While most of our students come to TCI to be underwater studying coral reefs and tropical fish habitats, they quickly realize that a more holistic approach is necessary in order to address what are perceived to be unsustainable human fishing and consumption habits. How can we possibly generate effective environmental policies without first understanding why certain laws and regulations are failing at the local level? Only through direct and sustained interactions with fishermen and their families can we hope to form a meaningful and mutually respectful working relationship with the community that hosts us.
The guiding principle of the first half of the course is “First, you must unlearn.” Students are encouraged to set aside the cultural biases that we all carry with us, especially when traveling, such that they may learn to listen in the language spoken by their interviewees living here on South Caicos. Toward this end, we are conducting structured surveys and recording semi-structured interviews with “key informants”: community members who are both willing and able to set aside time to speak with us about the development-related challenges facing South Caicos.

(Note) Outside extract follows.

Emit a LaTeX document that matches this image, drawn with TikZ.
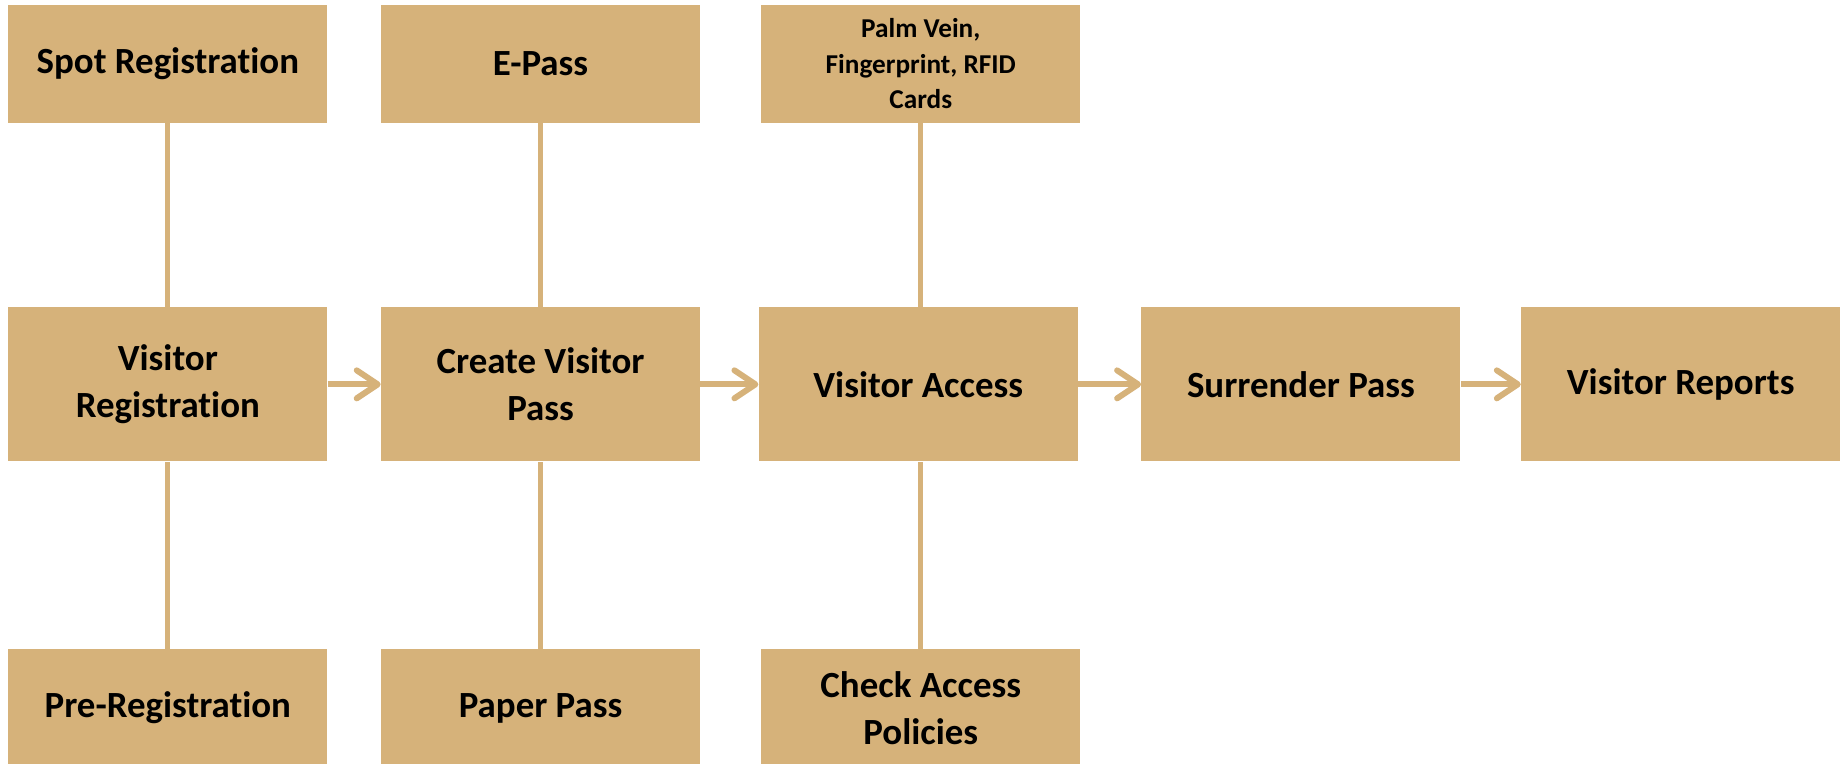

In addition to canvassing in the community for preliminary information, our class has hosted two guest speakers at the Center: Reverend John Malcolm, who spoke about the history and consequences of the illegal drug trade on the South Caicos economy, and former school teacher Ms. Emily Malcolm, who taught us about how the island made better use of natural resources in the era preceding major foodstuff importation from the United States. The speakers offered opposing viewpoints on immigration and labor-related social problems, helping our students understand the complex political history that informs certain prejudicial attitudes prevalent in TCI today.
Through these and other classroom-based activities, students are beginning to expand their worldviews and reconsider what it means to be a comprehensive marine resource researcher.
Students on a historical town tour use black-and-white photos to piece together where important buildings once stood—and in some cases, still do.
For example, Barclay’s Bank, the first bank established on TCI, is now the Stubbs Residence.